"If my doctor clears it, can I work part-time and still receive social security disability benefits?"
- Olivia T., Columbia, South Carolina
While Social Security Disability Insurance is a good safety net to catch people when they fall and help hold them up, the money isn't a lot and many South Carolina residents who are receiving disability benefits want to do more and make more money.It can be tricky though if you're not sure you will be able to sustain a gainful level of work long term. Fortunately, the Social Security Administration allows South Carolina disability recipients to test the waters before fully diving back into the job market.
- Nine-month trial The SSA will allow you to try working for up to nine months without reducing your monthly benefits even if you make more than the 2013 maximum of $1,040 a month. Any month in which you work more than 80 hours or earn more than $750 is considered a trial work month.

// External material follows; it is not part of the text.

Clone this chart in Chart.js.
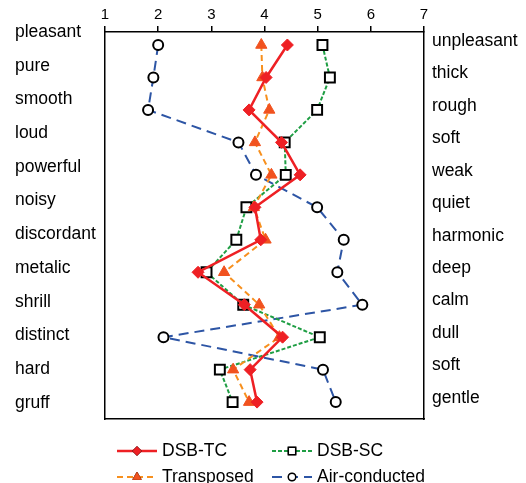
<!DOCTYPE html>
<html>
<head>
<meta charset="utf-8">
<script src="https://cdn.jsdelivr.net/npm/chart.js@4/dist/chart.umd.min.js"></script>
<style>
  body { margin: 0; background: #fff; }
  canvas { display: block; }
</style>
</head>
<body>
<canvas id="profileChart" width="526" height="483"></canvas>
<script>
// adjective pairs, top to bottom
const leftLabels = ['pleasant', 'pure', 'smooth', 'loud', 'powerful', 'noisy',
    'discordant', 'metalic', 'shrill', 'distinct', 'hard', 'gruff'];
const rightLabels = ['unpleasant', 'thick', 'rough', 'soft', 'weak', 'quiet',
    'harmonic', 'deep', 'calm', 'dull', 'soft', 'gentle'];
const xTicks = [1, 2, 3, 4, 5, 6, 7];

// mean ratings
const dsbTC = [4.43, 4.03, 3.71, 4.32, 4.67, 3.82, 3.93, 2.75, 3.62, 4.34, 3.73, 3.86];
const transposed = [3.94, 3.96, 4.09, 3.82, 4.13, 3.80, 4.02, 3.24, 3.90, 4.28, 3.41, 3.71];
const dsbSC = [5.09, 5.23, 4.99, 4.38, 4.40, 3.66, 3.47, 2.91, 3.60, 5.04, 3.16, 3.40];
const airConducted = [2.00, 1.91, 1.81, 3.51, 3.84, 4.99, 5.49, 5.37, 5.84, 2.10, 5.10, 5.34];

const FONT = 'Arial, "Liberation Sans", sans-serif';

function toPoints(values) {
    return values.map((v, i) => ({ x: v, y: i + 1 }));
}

const datasets = [
    {
        label: 'DSB-TC',
        data: toPoints(dsbTC),
        borderColor: '#ee2024',
        borderWidth: 2.5,
        pointStyle: 'rectRot',
        pointRadius: 6,
        pointBackgroundColor: '#ee2024',
        pointBorderColor: '#ee2024',
        pointBorderWidth: 1,
        order: 1
    },
    {
        label: 'DSB-SC',
        data: toPoints(dsbSC),
        borderColor: '#1f9e44',
        borderWidth: 2,
        borderDash: [4, 2],
        pointStyle: 'rect',
        pointRadius: 7,
        pointBackgroundColor: '#ffffff',
        pointBorderColor: '#000000',
        pointBorderWidth: 2,
        order: 3
    },
    {
        label: 'Transposed',
        data: toPoints(transposed),
        borderColor: '#f7901e',
        borderWidth: 2,
        borderDash: [6, 4],
        pointStyle: 'triangle',
        pointRadius: 6.5,
        pointBackgroundColor: '#f1521f',
        pointBorderColor: '#f1521f',
        pointBorderWidth: 1,
        order: 2
    },
    {
        label: 'Air-conducted',
        data: toPoints(airConducted),
        borderColor: '#2d55a5',
        borderWidth: 2,
        borderDash: [10, 6],
        pointStyle: 'circle',
        pointRadius: 5,
        pointBackgroundColor: '#ffffff',
        pointBorderColor: '#000000',
        pointBorderWidth: 2,
        order: 4
    }
];

// 2 x 2 legend with line + marker samples under the plot
const legendGrid = {
    id: 'legendGrid',
    afterDraw(chart) {
        const ctx = chart.ctx;
        const cols = [117, 272];
        const rows = [451, 477];
        const slots = [[0, 0], [1, 0], [0, 1], [1, 1]];
        ctx.save();
        ctx.font = '17.5px ' + FONT;
        ctx.textBaseline = 'middle';
        ctx.fillStyle = '#000';
        chart.data.datasets.forEach((ds, i) => {
            const x = cols[slots[i][0]];
            const y = rows[slots[i][1]];
            ctx.save();
            ctx.strokeStyle = ds.borderColor;
            ctx.lineWidth = ds.borderWidth;
            ctx.setLineDash(ds.borderDash || []);
            ctx.beginPath();
            ctx.moveTo(x, y);
            ctx.lineTo(x + 40, y);
            ctx.stroke();
            ctx.restore();
            Chart.helpers.drawPoint(ctx, {
                pointStyle: ds.pointStyle,
                radius: ds.pointRadius * 0.75,
                borderWidth: ds.pointBorderWidth * 0.75,
                rotation: 0
            }, x + 20, y);
            ctx.save();
            ctx.fillStyle = ds.pointBackgroundColor;
            ctx.strokeStyle = ds.pointBorderColor;
            ctx.lineWidth = ds.pointBorderWidth * 0.75;
            ctx.setLineDash([]);
            ctx.beginPath();
            Chart.helpers.drawPoint(ctx, {
                pointStyle: ds.pointStyle,
                radius: ds.pointRadius * 0.75,
                borderWidth: ds.pointBorderWidth * 0.75,
                rotation: 0
            }, x + 20, y);
            ctx.restore();
            ctx.fillText(ds.label, x + 45, y);
        });
        ctx.restore();
    }
};

function createChart() {
    const ctx = document.getElementById('profileChart').getContext('2d');
    new Chart(ctx, {
        type: 'line',
        data: { datasets: datasets },
        options: {
            responsive: false,
            animation: false,
            layout: { padding: { left: 15, right: 0, top: 0, bottom: 64 } },
            elements: { line: { tension: 0, fill: false } },
            scales: {
                x: {
                    type: 'linear',
                    position: 'top',
                    min: 1,
                    max: 7,
                    afterBuildTicks: axis => { axis.ticks = xTicks.map(v => ({ value: v })); },
                    afterFit: axis => { axis.height = 32; },
                    ticks: { color: '#000', padding: 2, font: { size: 15, family: FONT } },
                    grid: { drawOnChartArea: false, tickLength: 6, color: '#000', lineWidth: 1.5 },
                    border: { color: '#000', width: 1.5 }
                },
                xBottom: {
                    type: 'linear',
                    position: 'bottom',
                    min: 1,
                    max: 7,
                    afterFit: axis => { axis.height = 0; },
                    ticks: { display: false },
                    grid: { display: false },
                    border: { display: true, color: '#000', width: 1.5 }
                },
                y: {
                    type: 'linear',
                    reverse: true,
                    min: 0.6,
                    max: 12.52,
                    display: false
                },
                yLeft: {
                    type: 'linear',
                    position: 'left',
                    reverse: true,
                    min: 1,
                    max: 12.48,
                    afterBuildTicks: axis => { axis.ticks = leftLabels.map((_, i) => ({ value: i + 1 })); },
                    afterFit: axis => { axis.width = 90; },
                    ticks: {
                        color: '#000',
                        crossAlign: 'far',
                        autoSkip: false,
                        font: { size: 17.5, family: FONT },
                        callback: v => leftLabels[Math.round(v) - 1]
                    },
                    grid: { display: false, drawTicks: false },
                    border: { display: true, color: '#000', width: 1.5 }
                },
                yRight: {
                    type: 'linear',
                    position: 'right',
                    reverse: true,
                    min: 0.72,
                    max: 12.65,
                    afterBuildTicks: axis => { axis.ticks = rightLabels.map((_, i) => ({ value: i + 1 })); },
                    afterFit: axis => { axis.width = 102; },
                    ticks: {
                        color: '#000',
                        padding: 8,
                        autoSkip: false,
                        font: { size: 17.5, family: FONT },
                        callback: v => rightLabels[Math.round(v) - 1]
                    },
                    grid: { display: false, drawTicks: false },
                    border: { display: true, color: '#000', width: 1.5 }
                }
            },
            plugins: {
                legend: { display: false },
                tooltip: { enabled: false }
            }
        },
        plugins: [legendGrid]
    });
}
createChart()
</script>
</body>
</html>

- After the trial After the nine-month trial period, the Social Security Administration will begin reducing your benefits based on how much you earn working and will continue paying benefits for any month you drop below the Substantial Gainful Activity threshold of $1,040 a month.
- Reduced benefits If you are receiving SSDI benefits in South Carolina and begin working, the first $85 you earn does not count. After that, the SSA will deduct 50 cents from your monthly benefit for every $1 you earn for 36 weeks after the nine-month trial period.
- If you lose your job If you lose your South Carolina job while still in the nine-month trial period, your disability benefits will be reinstated. But if you lose your job in the 36 months following the trial period, you will have to contact the Social Security Administration to request your benefits be reinstated.